=== Data provided ===
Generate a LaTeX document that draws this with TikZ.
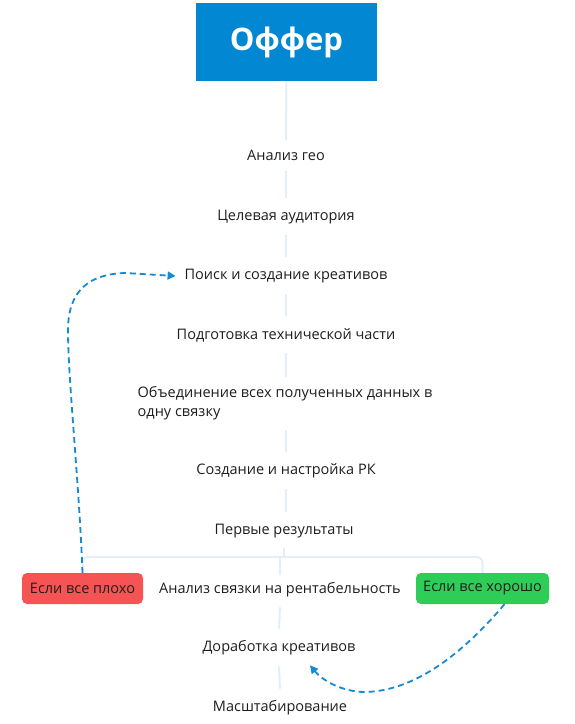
\documentclass[tikz,border=0pt]{standalone}
\usepackage{fontspec}
\setmainfont{Open Sans}
\usetikzlibrary{arrows.meta}
\definecolor{offerblue}{RGB}{2,136,210}
\definecolor{connc}{RGB}{228,238,248}
\definecolor{badred}{RGB}{246,84,84}
\definecolor{goodgreen}{RGB}{46,205,88}
\definecolor{dashblue}{RGB}{22,138,210}
\definecolor{txt}{RGB}{30,30,30}
\tikzset{
  stepnode/.style={text=txt,font=\fontsize{14.5}{19}\selectfont,inner sep=0pt,outer sep=0pt},
  conn/.style={draw=connc,line width=2pt},
  tagbox/.style={rounded corners=5pt,minimum height=31pt,inner xsep=5pt,text=txt,font=\fontsize{14.5}{19}\selectfont},
  loop/.style={draw=dashblue,line width=1.8pt,dash pattern=on 6pt off 4pt,-{Triangle[length=8pt,width=8pt]}},
}
\begin{document}
\begin{tikzpicture}[x=1pt,y=-1pt]
\useasboundingbox[fill=white] (0,0) rectangle (575,724);
\node[fill=offerblue,minimum width=181pt,minimum height=78pt,inner sep=0pt,text=white,font=\fontsize{31}{36}\bfseries\selectfont] (offer) at (286.5,42) {Оффер};
\node[stepnode] (n1) at (286,155) {Анализ гео};
\node[stepnode] (n2) at (286,217) {Целевая аудитория};
\node[stepnode] (n3) at (286,276) {Поиск и создание креативов};
\node[stepnode] (n4) at (286,335) {Подготовка технической части};
\node[stepnode,align=left] (n5) at (285,403) {Объединение всех полученных данных в\\одну связку};
\node[stepnode] (n6) at (286,471) {Создание и настройка РК};
\node[stepnode] (n7) at (284,531) {Первые результаты};
\node[stepnode] (n8) at (280,590) {Анализ связки на рентабельность};
\node[tagbox,fill=badred,minimum width=121pt] (bad) at (82.5,588.5) {Если все плохо};
\node[tagbox,fill=goodgreen,minimum width=133pt] (good) at (482.5,588.5) {Если все хорошо};
\node[stepnode] (n9) at (279,648) {Доработка креативов};
\node[stepnode] (n10) at (280,708) {Масштабирование};
% central connectors
\draw[conn] (offer.south) -- ([yshift=10pt]n1.north);
\draw[conn] ([yshift=-11pt]n1.south) -- ([yshift=12pt]n2.north);
\draw[conn] ([yshift=-11pt]n2.south) -- ([yshift=12pt]n3.north);
\draw[conn] ([yshift=-11pt]n3.south) -- ([yshift=12pt]n4.north);
\draw[conn] ([yshift=-11pt]n4.south) -- ([yshift=9pt,xshift=1pt]n5.north);
\draw[conn] ([yshift=-10pt,xshift=1pt]n5.south) -- ([yshift=12pt]n6.north);
\draw[conn] ([yshift=-11pt]n6.south) -- ([yshift=12pt,xshift=2pt]n7.north);
\coordinate (split) at (284,557);
\draw[conn] ([yshift=-10pt]n7.south) -- (split);
\draw[conn,rounded corners=6pt] (bad.north) |- (split) -| (good.north);
\draw[conn] (280,557) -- ([yshift=8pt]n8.north);
\draw[conn] ([yshift=-10pt]n8.south) -- ([yshift=12pt]n9.north);
\draw[conn] ([yshift=-11pt]n9.south) -- ([yshift=12pt]n10.north);
% dashed loops
\draw[loop] (bad.north) .. controls (79,480) and (68,380) .. (68,330) .. controls (68,290) and (90,274) .. (125,273) -- ([xshift=-9pt]n3.west);
\draw[loop] ([xshift=22pt]good.south) .. controls (470,645) and (420,691) .. (365,692) .. controls (342,692) and (322,680) .. ([xshift=31pt,yshift=-10pt]n9.south);
\end{tikzpicture}
\end{document}
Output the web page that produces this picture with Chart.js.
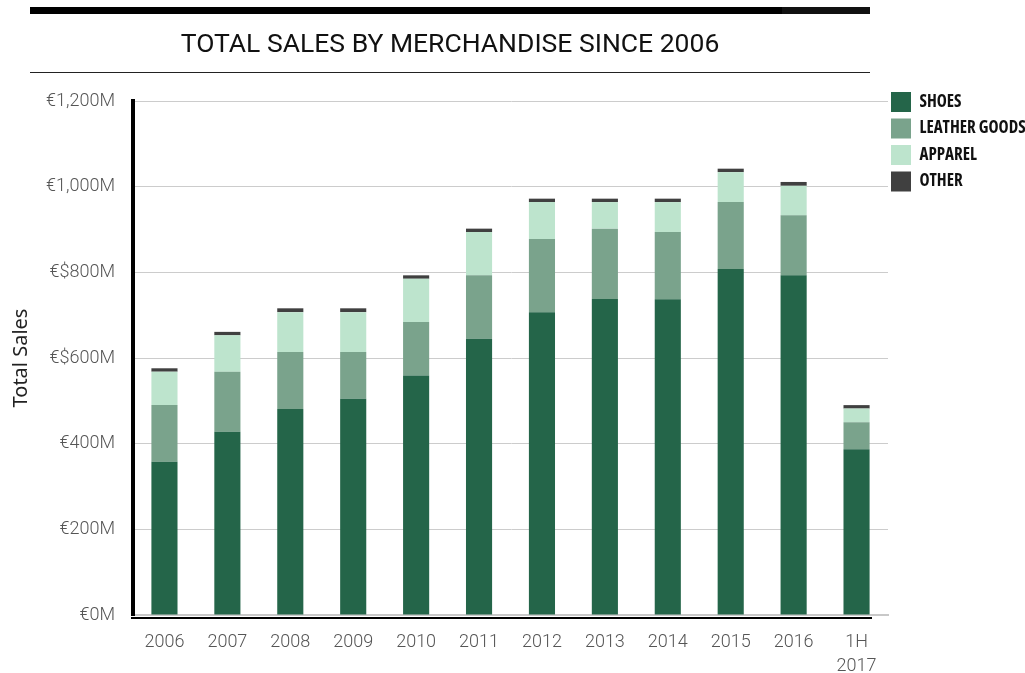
<!DOCTYPE html>
<html>
<head>
<meta charset="utf-8">
<title>Total Sales by Merchandise since 2006</title>
<script src="https://cdn.jsdelivr.net/npm/chart.js@4/dist/chart.umd.min.js"></script>
<style>
  html, body { margin: 0; padding: 0; background: #ffffff; }
  #wrap { width: 1025px; height: 673px; position: relative; }
  canvas { display: block; }
</style>
</head>
<body>
<div id="wrap"><canvas id="chart" width="1025" height="673"></canvas></div>
<script>
// Years shown along the bottom; the half-year label is split over two lines
const categories = ['2006', '2007', '2008', '2009', '2010', '2011', '2012', '2013', '2014', '2015', '2016', ['1H', '2017']];

// Sales per merchandise group, in € millions
const shoes        = [358, 428, 481, 505, 559, 645, 707, 738, 737, 808, 793, 387];
const leatherGoods = [132, 140, 133, 109, 125, 148, 171, 164, 157, 156, 140, 63];
const apparel      = [78, 85, 93, 93, 101, 101, 86, 62, 70, 70, 69, 32];
const other        = [8, 8, 9, 9, 8, 8, 8, 8, 8, 8, 9, 8];

// Value-axis labels, bottom to top
const yTickLabels = ['€0M', '€200M', '€400M', '€$600M', '€$800M', '€1,000M', '€1,200M'];

const seriesNames = ['SHOES', 'LEATHER GOODS', 'APPAREL', 'OTHER'];
const seriesColors = ['#246549', '#7aa38c', '#bde4cd', '#404040'];

const DIN_LIKE = "Roboto, 'Liberation Sans', sans-serif";
const CONDENSED = "'Open Sans', 'DejaVu Sans Condensed', sans-serif";

// Heavy rule above the heading, thin rule below it, and the black rule under the baseline
const rules = {
  id: 'rules',
  beforeDraw(chart) {
    const ctx = chart.ctx;
    const right = chart.chartArea.right - 18;
    ctx.save();
    ctx.fillStyle = '#000000';
    ctx.fillRect(30, 7, 752, 7);
    ctx.fillStyle = '#111111';
    ctx.fillRect(782, 7, right - 782, 7);
    ctx.strokeStyle = '#222222';
    ctx.lineWidth = 1;
    ctx.beginPath();
    ctx.moveTo(30, 72.5);
    ctx.lineTo(right, 72.5);
    ctx.stroke();
    ctx.restore();
  },
  afterDraw(chart) {
    const ctx = chart.ctx;
    const area = chart.chartArea;
    ctx.save();
    ctx.fillStyle = '#000000';
    ctx.fillRect(area.left - 2, area.bottom + 2, (area.right - 16) - (area.left - 2), 2);
    ctx.restore();
  }
};

// Centre the heading over the ruled band and lift the legend to the top of the plot
const placeBlocks = {
  id: 'placeBlocks',
  afterLayout(chart) {
    const area = chart.chartArea;
    const t = chart.titleBlock;
    if (t) {
      t.left = 30;
      t.right = area.right - 18;
      t.width = t.right - t.left;
    }
    const l = chart.legend;
    if (l) {
      l.top = area.top - 15.5;
      l.left = area.right - 3.5;
      l.right = chart.width;
      l.width = l.right - l.left;
      l.height = l.bottom - l.top;
    }
  }
};

const datasets = [shoes, leatherGoods, apparel, other].map((values, i) => ({
  label: seriesNames[i],
  data: values,
  backgroundColor: seriesColors[i],
  borderWidth: 0,
  stack: 'sales',
  categoryPercentage: 1,
  barPercentage: 0.415
}));

new Chart(document.getElementById('chart'), {
  type: 'bar',
  data: { labels: categories, datasets },
  plugins: [rules, placeBlocks],
  options: {
    responsive: false,
    animation: false,
    devicePixelRatio: 1,
    layout: { padding: 0 },
    plugins: {
      title: {
        display: true,
        text: 'TOTAL SALES BY MERCHANDISE SINCE 2006',
        color: '#111111',
        font: { family: DIN_LIKE, size: 26.5, weight: 'normal' },
        padding: { top: 29, bottom: 40.2 }
      },
      legend: {
        position: 'right',
        align: 'start',
        maxWidth: 137,
        labels: {
          boxWidth: 20,
          boxHeight: 20,
          padding: 6.5,
          color: '#111111',
          font: { family: CONDENSED, size: 17, weight: 'bold condensed' }
        }
      },
      tooltip: { enabled: false }
    },
    scales: {
      x: {
        stacked: true,
        grid: { display: false },
        border: { display: true, color: '#c8c8c8', width: 2 },
        ticks: {
          color: '#555555',
          font: { family: DIN_LIKE, size: 18, weight: '300', lineHeight: 1.33 },
          padding: 8,
          maxRotation: 0,
          autoSkip: false
        },
        afterFit(scale) { scale.height = 58; }
      },
      y: {
        stacked: true,
        min: 0,
        max: 1200,
        grid: { color: '#cccccc', lineWidth: 1, drawTicks: false },
        border: { display: true, color: '#000000', width: 4 },
        ticks: {
          stepSize: 200,
          color: '#555555',
          font: { family: DIN_LIKE, size: 18, weight: '300' },
          padding: 18,
          callback: (value, index) => yTickLabels[index]
        },
        title: {
          display: true,
          text: 'Total Sales',
          color: '#222222',
          font: { family: "'Noto Sans', 'Open Sans', sans-serif", size: 20 },
          padding: { top: 9, bottom: 0 }
        },
        afterFit(scale) { scale.width = 133; }
      }
    }
  }
});
</script>
</body>
</html>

=== Requirements ===
Pictures are excluded. Repeat exactly the lines from the one containing "Output the web" to the one containing "Sans', 'DejaVu Sans", inclusive.

=== Task response ===
Output the web page that produces this picture with Chart.js.
<!DOCTYPE html>
<html>
<head>
<meta charset="utf-8">
<title>Total Sales by Merchandise since 2006</title>
<script src="https://cdn.jsdelivr.net/npm/chart.js@4/dist/chart.umd.min.js"></script>
<style>
  html, body { margin: 0; padding: 0; background: #ffffff; }
  #wrap { width: 1025px; height: 673px; position: relative; }
  canvas { display: block; }
</style>
</head>
<body>
<div id="wrap"><canvas id="chart" width="1025" height="673"></canvas></div>
<script>
// Years shown along the bottom; the half-year label is split over two lines
const categories = ['2006', '2007', '2008', '2009', '2010', '2011', '2012', '2013', '2014', '2015', '2016', ['1H', '2017']];

// Sales per merchandise group, in € millions
const shoes        = [358, 428, 481, 505, 559, 645, 707, 738, 737, 808, 793, 387];
const leatherGoods = [132, 140, 133, 109, 125, 148, 171, 164, 157, 156, 140, 63];
const apparel      = [78, 85, 93, 93, 101, 101, 86, 62, 70, 70, 69, 32];
const other        = [8, 8, 9, 9, 8, 8, 8, 8, 8, 8, 9, 8];

// Value-axis labels, bottom to top
const yTickLabels = ['€0M', '€200M', '€400M', '€$600M', '€$800M', '€1,000M', '€1,200M'];

const seriesNames = ['SHOES', 'LEATHER GOODS', 'APPAREL', 'OTHER'];
const seriesColors = ['#246549', '#7aa38c', '#bde4cd', '#404040'];

const DIN_LIKE = "Roboto, 'Liberation Sans', sans-serif";
const CONDENSED = "'Open Sans', 'DejaVu Sans Condensed', sans-serif";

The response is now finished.